Question

Dy/dx+(2xtan-¹y-x³)(1+y²)=0 semister 2nd bsc

Answer 1

$\implies \sf \: \dfrac{dy}{dx} + [2x + (tan^ {- 1}y)- (x3) ][1+y^2]$

Now, Divide the equation by :

$\implies \sf \: 1+y ^{2} \dfrac{dy}{dx}( \dfrac{1}{1} +y^{2} ) + [2x + tan^{ - 1}y - x3 ]$

_______________[ Equation 1 ]

Now, Putting :

$\implies \sf \: tan{^-1} \: y=t$

Differentiate wrt x,

$\implies \sf \dfrac{dy}{dx}( \dfrac{1}{1}+y^{2} ) = \dfrac{dt}{dt}$

_______________[ Equation 2 ]

Now, Substitute the values of Equation 1 in Equation 2.

So,

$\implies \sf \dfrac{dt}{dx} + t +2x-x ^{3} = 0$

Now, It is linear differential equation.

It's integral factor is ex.

____________________

Answer 2

Given,

$\frac{dy}{dx}+(2x\tan^{-1}y-x^3)(1+y^2)$

Dividing by (1 + y²)

$\frac{1}{1+y^2}\frac{dy}{dx}+(2x\tan^{-1}y-x^3)=0\\\;\\\text{Putting}\;\tan^{ - 1}y=t\\\;\\\implies\frac{1}{1+y^2}\frac{dy}{dx}=\frac{dt}{dx}\\\;\\\textbf{On doing above substitutions,}\\\;\\\frac{dt}{dx}+2xt-x^3 = 0\\\;\\\frac{dt}{dx}+2xt=x^3$

This is the Linear Diffrentiatial Equation in t.

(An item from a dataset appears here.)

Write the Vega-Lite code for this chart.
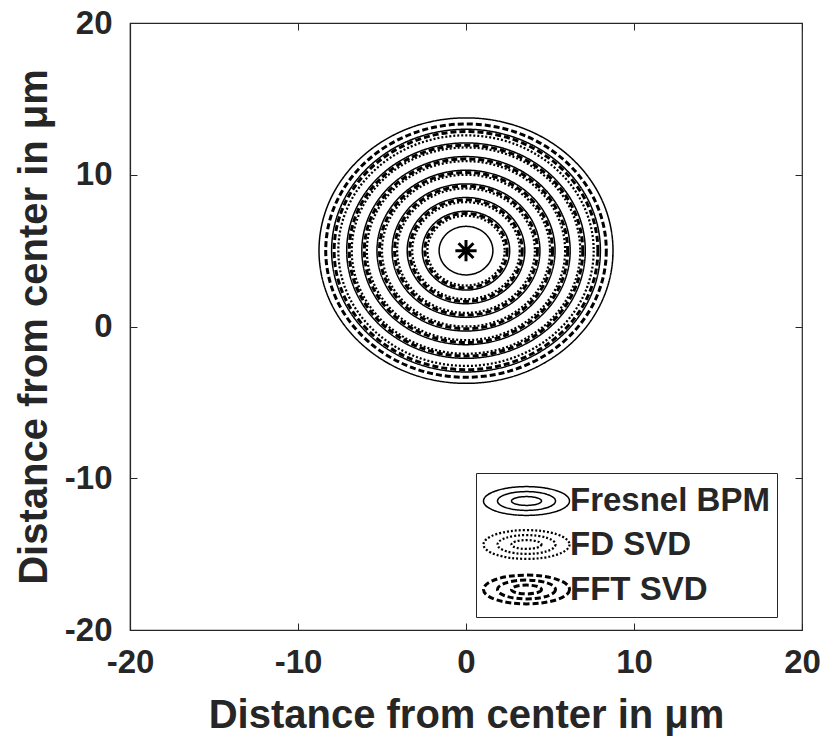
{
  "$schema": "https://vega.github.io/schema/vega-lite/v6.json",
  "width": 672,
  "height": 607,
  "autosize": {"type": "none"},
  "padding": {"left": 130, "top": 23, "right": 26, "bottom": 116},
  "background": "white",
  "config": {
    "view": {"stroke": "#262626", "strokeWidth": 1.2},
    "axis": {
      "grid": false,
      "domainColor": "#262626",
      "domainWidth": 1.2,
      "tickColor": "#262626",
      "tickWidth": 1,
      "tickSize": -7,
      "labelFont": "Liberation Sans",
      "labelFontWeight": "bold",
      "labelFontSize": 33,
      "labelColor": "#262626",
      "labelFlush": false,
      "labelOverlap": false,
      "labelExpr": "'' + datum.value",
      "titleFont": "Liberation Sans",
      "titleFontWeight": "bold",
      "titleFontSize": 40,
      "titleColor": "#262626"
    }
  },
  "datasets": {
    "rings": [
      {"series": "Fresnel BPM", "x": 0, "y": 5, "r": 1.6},
      {"series": "Fresnel BPM", "x": 0, "y": 5, "r": 2.6},
      {"series": "Fresnel BPM", "x": 0, "y": 5, "r": 3.5},
      {"series": "Fresnel BPM", "x": 0, "y": 5, "r": 4.4},
      {"series": "Fresnel BPM", "x": 0, "y": 5, "r": 5.3},
      {"series": "Fresnel BPM", "x": 0, "y": 5, "r": 6.2},
      {"series": "Fresnel BPM", "x": 0, "y": 5, "r": 7.1},
      {"series": "Fresnel BPM", "x": 0, "y": 5, "r": 8.0},
      {"series": "Fresnel BPM", "x": 0, "y": 5, "r": 8.75},
      {"series": "FD SVD", "x": 0, "y": 5, "r": 2.3},
      {"series": "FD SVD", "x": 0, "y": 5, "r": 3.2},
      {"series": "FD SVD", "x": 0, "y": 5, "r": 4.1},
      {"series": "FD SVD", "x": 0, "y": 5, "r": 5.0},
      {"series": "FD SVD", "x": 0, "y": 5, "r": 5.9},
      {"series": "FD SVD", "x": 0, "y": 5, "r": 6.8},
      {"series": "FD SVD", "x": 0, "y": 5, "r": 7.6},
      {"series": "FFT SVD", "x": 0, "y": 5, "r": 2.45},
      {"series": "FFT SVD", "x": 0, "y": 5, "r": 3.35},
      {"series": "FFT SVD", "x": 0, "y": 5, "r": 4.25},
      {"series": "FFT SVD", "x": 0, "y": 5, "r": 5.15},
      {"series": "FFT SVD", "x": 0, "y": 5, "r": 6.05},
      {"series": "FFT SVD", "x": 0, "y": 5, "r": 6.95},
      {"series": "FFT SVD", "x": 0, "y": 5, "r": 7.85},
      {"series": "FFT SVD", "x": 0, "y": 5, "r": 8.35}
    ],
    "center": [{"x": 0, "y": 5}]
  },
  "layer": [
    {
      "data": {"name": "rings"},
      "mark": {
        "type": "point",
        "filled": false,
        "opacity": 1,
        "stroke": "black",
        "shape": "M1,0C1,0.4987 0.5523,0.903 0,0.903C-0.5523,0.903 -1,0.4987 -1,0C-1,-0.4987 -0.5523,-0.903 0,-0.903C0.5523,-0.903 1,-0.4987 1,0Z"
      },
      "encoding": {
        "x": {
          "field": "x", "type": "quantitative",
          "scale": {"domain": [-20, 20], "nice": false, "zero": false},
          "axis": {"values": [-20, -10, 0, 10, 20], "title": "Distance from center in μm", "labelPadding": 23, "titlePadding": 16}
        },
        "y": {
          "field": "y", "type": "quantitative",
          "scale": {"domain": [-20, 20], "nice": false, "zero": false},
          "axis": {"values": [-20, -10, 0, 10, 20], "title": "Distance from center in μm", "labelPadding": 25, "titlePadding": 10}
        },
        "size": {
          "field": "r", "type": "quantitative",
          "scale": {"type": "pow", "exponent": 2, "domain": [0, 10], "range": [0, 112896]},
          "legend": null
        },
        "strokeDash": {
          "field": "series", "type": "nominal",
          "scale": {"domain": ["Fresnel BPM", "FD SVD", "FFT SVD"], "range": [[1, 0], [2, 2], [6, 3]]},
          "legend": {
            "title": null, "orient": "none", "legendX": 346, "legendY": 450, "direction": "vertical",
            "symbolType": "M2.15,0C2.15,0.3977 1.1874,0.72 0,0.72C-1.1874,0.72 -2.15,0.3977 -2.15,0C-2.15,-0.3977 -1.1874,-0.72 0,-0.72C1.1874,-0.72 2.15,-0.3977 2.15,0ZM1.45,0C1.45,0.2596 0.8008,0.47 0,0.47C-0.8008,0.47 -1.45,0.2596 -1.45,0C-1.45,-0.2596 -0.8008,-0.47 0,-0.47C0.8008,-0.47 1.45,-0.2596 1.45,0ZM0.75,0C0.75,0.1215 0.4142,0.22 0,0.22C-0.4142,0.22 -0.75,0.1215 -0.75,0C-0.75,-0.1215 -0.4142,-0.22 0,-0.22C0.4142,-0.22 0.75,-0.1215 0.75,0Z",
            "symbolSize": 1600, "symbolStrokeColor": "black", "symbolFillColor": "transparent", "symbolStrokeWidth": 2.2,
            "labelFont": "Liberation Sans", "labelFontWeight": "bold", "labelFontSize": 33, "labelColor": "#262626", "labelLimit": 400,
            "strokeColor": "#262626", "fillColor": "white", "padding": 7, "rowPadding": 4, "symbolOffset": 22, "labelOffset": 22
          }
        },
        "strokeWidth": {
          "field": "series", "type": "nominal",
          "scale": {"domain": ["Fresnel BPM", "FD SVD", "FFT SVD"], "range": [1.5, 3, 2.8]},
          "legend": {
            "title": null, "orient": "none", "legendX": 346, "legendY": 450, "direction": "vertical",
            "symbolType": "M2.15,0C2.15,0.3977 1.1874,0.72 0,0.72C-1.1874,0.72 -2.15,0.3977 -2.15,0C-2.15,-0.3977 -1.1874,-0.72 0,-0.72C1.1874,-0.72 2.15,-0.3977 2.15,0ZM1.45,0C1.45,0.2596 0.8008,0.47 0,0.47C-0.8008,0.47 -1.45,0.2596 -1.45,0C-1.45,-0.2596 -0.8008,-0.47 0,-0.47C0.8008,-0.47 1.45,-0.2596 1.45,0ZM0.75,0C0.75,0.1215 0.4142,0.22 0,0.22C-0.4142,0.22 -0.75,0.1215 -0.75,0C-0.75,-0.1215 -0.4142,-0.22 0,-0.22C0.4142,-0.22 0.75,-0.1215 0.75,0Z",
            "symbolSize": 1600, "symbolStrokeColor": "black", "symbolFillColor": "transparent", "symbolStrokeWidth": 2.2,
            "labelFont": "Liberation Sans", "labelFontWeight": "bold", "labelFontSize": 33, "labelColor": "#262626", "labelLimit": 400,
            "strokeColor": "#262626", "fillColor": "white", "padding": 7, "rowPadding": 4, "symbolOffset": 22, "labelOffset": 22
          }
        }
      }
    },
    {
      "data": {"name": "center"},
      "mark": {
        "type": "point",
        "filled": false,
        "opacity": 1,
        "stroke": "black",
        "strokeWidth": 3,
        "size": 450,
        "shape": "M-1,0L1,0M0,-1L0,1M-0.7,-0.7L0.7,0.7M-0.7,0.7L0.7,-0.7"
      },
      "encoding": {
        "x": {
          "field": "x", "type": "quantitative",
          "scale": {"domain": [-20, 20], "nice": false, "zero": false},
          "axis": {"orient": "top", "values": [-20, -10, 0, 10, 20], "labels": false, "title": null, "domain": false}
        },
        "y": {
          "field": "y", "type": "quantitative",
          "scale": {"domain": [-20, 20], "nice": false, "zero": false},
          "axis": {"orient": "right", "values": [-20, -10, 0, 10, 20], "labels": false, "title": null, "domain": false}
        }
      }
    }
  ],
  "resolve": {"axis": {"x": "independent", "y": "independent"}}
}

$\text{I.F.}=e^{\int{2x\,dx}}\\\;\\\text{I.F.}=e^{x^2}$

Thus solution of this diffrentiatial equation will be,

$t\times\text{I.F.}=\int{x^2\times \text{I.F.}\,dx}+c\\\;\\t\times e^{x^2}=\int{x^3e{x^2}\,dx}+c\\\;\\te^{x^2}=e^{x^2}(x^2-1)+c\\\;\\\textbf{Putting the value of t,}\\\;\\e^{x^2}\tan^{-1}y=e^{x^2}(x^2-1)+c$

This is the required General Solution of given Diffrentiatial Equation.